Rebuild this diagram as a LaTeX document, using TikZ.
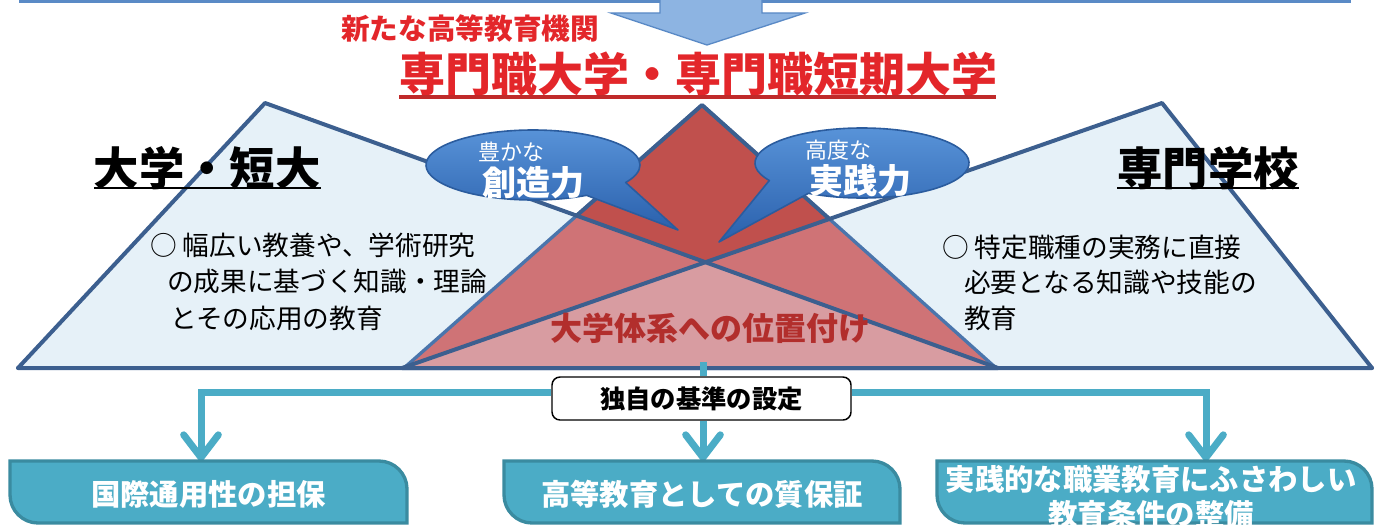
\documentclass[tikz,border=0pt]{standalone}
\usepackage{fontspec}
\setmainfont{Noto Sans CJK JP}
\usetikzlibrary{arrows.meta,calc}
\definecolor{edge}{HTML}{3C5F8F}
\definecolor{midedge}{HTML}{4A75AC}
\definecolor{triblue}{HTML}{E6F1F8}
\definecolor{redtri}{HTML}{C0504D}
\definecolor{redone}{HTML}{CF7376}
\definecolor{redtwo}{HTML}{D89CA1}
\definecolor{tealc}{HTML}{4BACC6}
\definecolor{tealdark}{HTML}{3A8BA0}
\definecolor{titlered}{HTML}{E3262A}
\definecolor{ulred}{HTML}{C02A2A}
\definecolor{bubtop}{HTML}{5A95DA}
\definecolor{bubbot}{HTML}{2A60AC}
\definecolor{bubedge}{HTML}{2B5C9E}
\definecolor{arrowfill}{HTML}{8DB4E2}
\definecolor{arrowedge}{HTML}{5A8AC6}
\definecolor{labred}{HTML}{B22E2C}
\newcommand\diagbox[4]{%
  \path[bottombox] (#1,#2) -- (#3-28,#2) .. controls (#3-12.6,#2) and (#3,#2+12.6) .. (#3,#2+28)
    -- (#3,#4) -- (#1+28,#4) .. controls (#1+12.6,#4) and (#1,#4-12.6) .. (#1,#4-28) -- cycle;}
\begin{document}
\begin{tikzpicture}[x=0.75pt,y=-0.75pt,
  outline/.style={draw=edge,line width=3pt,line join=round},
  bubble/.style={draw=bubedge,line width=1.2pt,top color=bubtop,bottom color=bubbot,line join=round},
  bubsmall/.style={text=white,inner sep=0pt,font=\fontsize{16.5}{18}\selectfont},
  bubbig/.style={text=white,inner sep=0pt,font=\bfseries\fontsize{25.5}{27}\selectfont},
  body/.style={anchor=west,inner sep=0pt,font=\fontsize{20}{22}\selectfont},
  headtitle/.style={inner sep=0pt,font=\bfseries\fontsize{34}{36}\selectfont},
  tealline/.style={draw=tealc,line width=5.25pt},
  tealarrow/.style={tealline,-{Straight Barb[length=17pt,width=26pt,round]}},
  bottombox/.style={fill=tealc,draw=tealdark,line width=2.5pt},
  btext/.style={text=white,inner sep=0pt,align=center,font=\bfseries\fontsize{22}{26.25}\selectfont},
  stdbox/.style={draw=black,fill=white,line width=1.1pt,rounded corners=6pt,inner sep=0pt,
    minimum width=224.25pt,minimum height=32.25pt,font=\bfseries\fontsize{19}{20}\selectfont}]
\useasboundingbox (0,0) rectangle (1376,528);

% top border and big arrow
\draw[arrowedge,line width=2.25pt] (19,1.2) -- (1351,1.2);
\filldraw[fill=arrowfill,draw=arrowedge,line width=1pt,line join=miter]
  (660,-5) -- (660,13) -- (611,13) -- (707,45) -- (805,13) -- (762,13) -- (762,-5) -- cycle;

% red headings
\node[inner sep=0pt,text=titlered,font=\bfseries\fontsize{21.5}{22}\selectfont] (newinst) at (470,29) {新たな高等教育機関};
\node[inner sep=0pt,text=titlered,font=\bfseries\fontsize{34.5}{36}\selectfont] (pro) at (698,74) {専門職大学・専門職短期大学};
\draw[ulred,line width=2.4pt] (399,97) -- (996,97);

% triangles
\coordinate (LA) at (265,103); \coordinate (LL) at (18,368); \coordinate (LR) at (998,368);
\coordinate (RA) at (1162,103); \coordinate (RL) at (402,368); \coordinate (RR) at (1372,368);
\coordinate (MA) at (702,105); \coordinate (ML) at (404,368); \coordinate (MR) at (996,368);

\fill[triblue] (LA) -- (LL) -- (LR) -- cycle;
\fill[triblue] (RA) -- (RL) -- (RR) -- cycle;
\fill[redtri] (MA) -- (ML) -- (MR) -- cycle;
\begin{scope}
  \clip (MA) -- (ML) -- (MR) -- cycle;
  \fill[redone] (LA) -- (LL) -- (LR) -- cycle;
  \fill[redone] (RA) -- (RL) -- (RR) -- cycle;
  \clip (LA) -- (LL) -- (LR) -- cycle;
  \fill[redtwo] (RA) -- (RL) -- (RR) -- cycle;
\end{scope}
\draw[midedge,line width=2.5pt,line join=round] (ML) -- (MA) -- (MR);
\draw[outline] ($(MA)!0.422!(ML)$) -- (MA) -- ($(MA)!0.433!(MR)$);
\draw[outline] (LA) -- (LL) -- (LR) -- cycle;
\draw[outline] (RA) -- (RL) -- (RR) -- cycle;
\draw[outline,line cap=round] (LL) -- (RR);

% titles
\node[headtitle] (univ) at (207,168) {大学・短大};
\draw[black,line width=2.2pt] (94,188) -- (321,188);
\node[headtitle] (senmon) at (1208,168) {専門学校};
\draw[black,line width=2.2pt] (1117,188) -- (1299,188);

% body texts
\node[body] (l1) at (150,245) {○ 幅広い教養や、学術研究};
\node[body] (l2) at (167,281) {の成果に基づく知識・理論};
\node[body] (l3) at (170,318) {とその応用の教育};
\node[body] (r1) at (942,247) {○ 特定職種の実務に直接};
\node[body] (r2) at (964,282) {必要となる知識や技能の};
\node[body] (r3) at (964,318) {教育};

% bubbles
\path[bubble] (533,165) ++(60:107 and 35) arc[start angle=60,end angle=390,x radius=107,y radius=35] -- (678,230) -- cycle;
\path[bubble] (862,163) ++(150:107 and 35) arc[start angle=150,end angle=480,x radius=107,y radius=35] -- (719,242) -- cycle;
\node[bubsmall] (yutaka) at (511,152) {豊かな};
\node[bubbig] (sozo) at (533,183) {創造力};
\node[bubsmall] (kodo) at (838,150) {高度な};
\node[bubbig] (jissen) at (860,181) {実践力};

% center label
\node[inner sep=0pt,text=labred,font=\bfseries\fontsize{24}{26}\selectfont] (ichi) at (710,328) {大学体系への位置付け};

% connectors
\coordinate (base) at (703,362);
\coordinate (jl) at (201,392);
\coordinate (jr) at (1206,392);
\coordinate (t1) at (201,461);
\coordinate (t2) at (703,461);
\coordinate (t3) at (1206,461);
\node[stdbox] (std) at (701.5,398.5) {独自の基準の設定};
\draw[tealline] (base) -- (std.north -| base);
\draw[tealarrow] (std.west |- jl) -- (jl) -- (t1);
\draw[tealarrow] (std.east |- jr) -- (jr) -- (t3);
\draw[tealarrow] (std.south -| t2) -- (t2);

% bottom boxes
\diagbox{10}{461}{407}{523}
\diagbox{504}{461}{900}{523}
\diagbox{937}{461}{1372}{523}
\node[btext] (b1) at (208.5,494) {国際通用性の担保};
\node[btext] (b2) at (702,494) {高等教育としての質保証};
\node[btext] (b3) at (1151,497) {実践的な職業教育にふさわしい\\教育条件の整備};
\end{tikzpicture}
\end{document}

(Prompt) Without the pictures, transcribe the listing above exactly.

(Solution to this problem)
Rebuild this diagram as a LaTeX document, using TikZ.
\documentclass[tikz,border=0pt]{standalone}
\usepackage{fontspec}
\setmainfont{Noto Sans CJK JP}
\usetikzlibrary{arrows.meta,calc}
\definecolor{edge}{HTML}{3C5F8F}
\definecolor{midedge}{HTML}{4A75AC}
\definecolor{triblue}{HTML}{E6F1F8}
\definecolor{redtri}{HTML}{C0504D}
\definecolor{redone}{HTML}{CF7376}
\definecolor{redtwo}{HTML}{D89CA1}
\definecolor{tealc}{HTML}{4BACC6}
\definecolor{tealdark}{HTML}{3A8BA0}
\definecolor{titlered}{HTML}{E3262A}
\definecolor{ulred}{HTML}{C02A2A}
\definecolor{bubtop}{HTML}{5A95DA}
\definecolor{bubbot}{HTML}{2A60AC}
\definecolor{bubedge}{HTML}{2B5C9E}
\definecolor{arrowfill}{HTML}{8DB4E2}
\definecolor{arrowedge}{HTML}{5A8AC6}
\definecolor{labred}{HTML}{B22E2C}
\newcommand\diagbox[4]{%
  \path[bottombox] (#1,#2) -- (#3-28,#2) .. controls (#3-12.6,#2) and (#3,#2+12.6) .. (#3,#2+28)
    -- (#3,#4) -- (#1+28,#4) .. controls (#1+12.6,#4) and (#1,#4-12.6) .. (#1,#4-28) -- cycle;}
\begin{document}
\begin{tikzpicture}[x=0.75pt,y=-0.75pt,
  outline/.style={draw=edge,line width=3pt,line join=round},
  bubble/.style={draw=bubedge,line width=1.2pt,top color=bubtop,bottom color=bubbot,line join=round},
  bubsmall/.style={text=white,inner sep=0pt,font=\fontsize{16.5}{18}\selectfont},
  bubbig/.style={text=white,inner sep=0pt,font=\bfseries\fontsize{25.5}{27}\selectfont},
  body/.style={anchor=west,inner sep=0pt,font=\fontsize{20}{22}\selectfont},
  headtitle/.style={inner sep=0pt,font=\bfseries\fontsize{34}{36}\selectfont},
  tealline/.style={draw=tealc,line width=5.25pt},
  tealarrow/.style={tealline,-{Straight Barb[length=17pt,width=26pt,round]}},
  bottombox/.style={fill=tealc,draw=tealdark,line width=2.5pt},
  btext/.style={text=white,inner sep=0pt,align=center,font=\bfseries\fontsize{22}{26.25}\selectfont},
  stdbox/.style={draw=black,fill=white,line width=1.1pt,rounded corners=6pt,inner sep=0pt,
    minimum width=224.25pt,minimum height=32.25pt,font=\bfseries\fontsize{19}{20}\selectfont}]
\useasboundingbox (0,0) rectangle (1376,528);

% top border and big arrow
\draw[arrowedge,line width=2.25pt] (19,1.2) -- (1351,1.2);
\filldraw[fill=arrowfill,draw=arrowedge,line width=1pt,line join=miter]
  (660,-5) -- (660,13) -- (611,13) -- (707,45) -- (805,13) -- (762,13) -- (762,-5) -- cycle;

% red headings
\node[inner sep=0pt,text=titlered,font=\bfseries\fontsize{21.5}{22}\selectfont] (newinst) at (470,29) {新たな高等教育機関};
\node[inner sep=0pt,text=titlered,font=\bfseries\fontsize{34.5}{36}\selectfont] (pro) at (698,74) {専門職大学・専門職短期大学};
\draw[ulred,line width=2.4pt] (399,97) -- (996,97);

% triangles
\coordinate (LA) at (265,103); \coordinate (LL) at (18,368); \coordinate (LR) at (998,368);
\coordinate (RA) at (1162,103); \coordinate (RL) at (402,368); \coordinate (RR) at (1372,368);
\coordinate (MA) at (702,105); \coordinate (ML) at (404,368); \coordinate (MR) at (996,368);

\fill[triblue] (LA) -- (LL) -- (LR) -- cycle;
\fill[triblue] (RA) -- (RL) -- (RR) -- cycle;
\fill[redtri] (MA) -- (ML) -- (MR) -- cycle;
\begin{scope}
  \clip (MA) -- (ML) -- (MR) -- cycle;
  \fill[redone] (LA) -- (LL) -- (LR) -- cycle;
  \fill[redone] (RA) -- (RL) -- (RR) -- cycle;
  \clip (LA) -- (LL) -- (LR) -- cycle;
  \fill[redtwo] (RA) -- (RL) -- (RR) -- cycle;
\end{scope}
\draw[midedge,line width=2.5pt,line join=round] (ML) -- (MA) -- (MR);
\draw[outline] ($(MA)!0.422!(ML)$) -- (MA) -- ($(MA)!0.433!(MR)$);
\draw[outline] (LA) -- (LL) -- (LR) -- cycle;
\draw[outline] (RA) -- (RL) -- (RR) -- cycle;
\draw[outline,line cap=round] (LL) -- (RR);

% titles
\node[headtitle] (univ) at (207,168) {大学・短大};
\draw[black,line width=2.2pt] (94,188) -- (321,188);
\node[headtitle] (senmon) at (1208,168) {専門学校};
\draw[black,line width=2.2pt] (1117,188) -- (1299,188);

% body texts
\node[body] (l1) at (150,245) {○ 幅広い教養や、学術研究};
\node[body] (l2) at (167,281) {の成果に基づく知識・理論};
\node[body] (l3) at (170,318) {とその応用の教育};
\node[body] (r1) at (942,247) {○ 特定職種の実務に直接};
\node[body] (r2) at (964,282) {必要となる知識や技能の};
\node[body] (r3) at (964,318) {教育};

% bubbles
\path[bubble] (533,165) ++(60:107 and 35) arc[start angle=60,end angle=390,x radius=107,y radius=35] -- (678,230) -- cycle;
\path[bubble] (862,163) ++(150:107 and 35) arc[start angle=150,end angle=480,x radius=107,y radius=35] -- (719,242) -- cycle;
\node[bubsmall] (yutaka) at (511,152) {豊かな};
\node[bubbig] (sozo) at (533,183) {創造力};
\node[bubsmall] (kodo) at (838,150) {高度な};
\node[bubbig] (jissen) at (860,181) {実践力};

% center label
\node[inner sep=0pt,text=labred,font=\bfseries\fontsize{24}{26}\selectfont] (ichi) at (710,328) {大学体系への位置付け};

% connectors
\coordinate (base) at (703,362);
\coordinate (jl) at (201,392);
\coordinate (jr) at (1206,392);
\coordinate (t1) at (201,461);
\coordinate (t2) at (703,461);
\coordinate (t3) at (1206,461);
\node[stdbox] (std) at (701.5,398.5) {独自の基準の設定};
\draw[tealline] (base) -- (std.north -| base);
\draw[tealarrow] (std.west |- jl) -- (jl) -- (t1);
\draw[tealarrow] (std.east |- jr) -- (jr) -- (t3);
\draw[tealarrow] (std.south -| t2) -- (t2);

% bottom boxes
\diagbox{10}{461}{407}{523}
\diagbox{504}{461}{900}{523}
\diagbox{937}{461}{1372}{523}
\node[btext] (b1) at (208.5,494) {国際通用性の担保};
\node[btext] (b2) at (702,494) {高等教育としての質保証};
\node[btext] (b3) at (1151,497) {実践的な職業教育にふさわしい\\教育条件の整備};
\end{tikzpicture}
\end{document}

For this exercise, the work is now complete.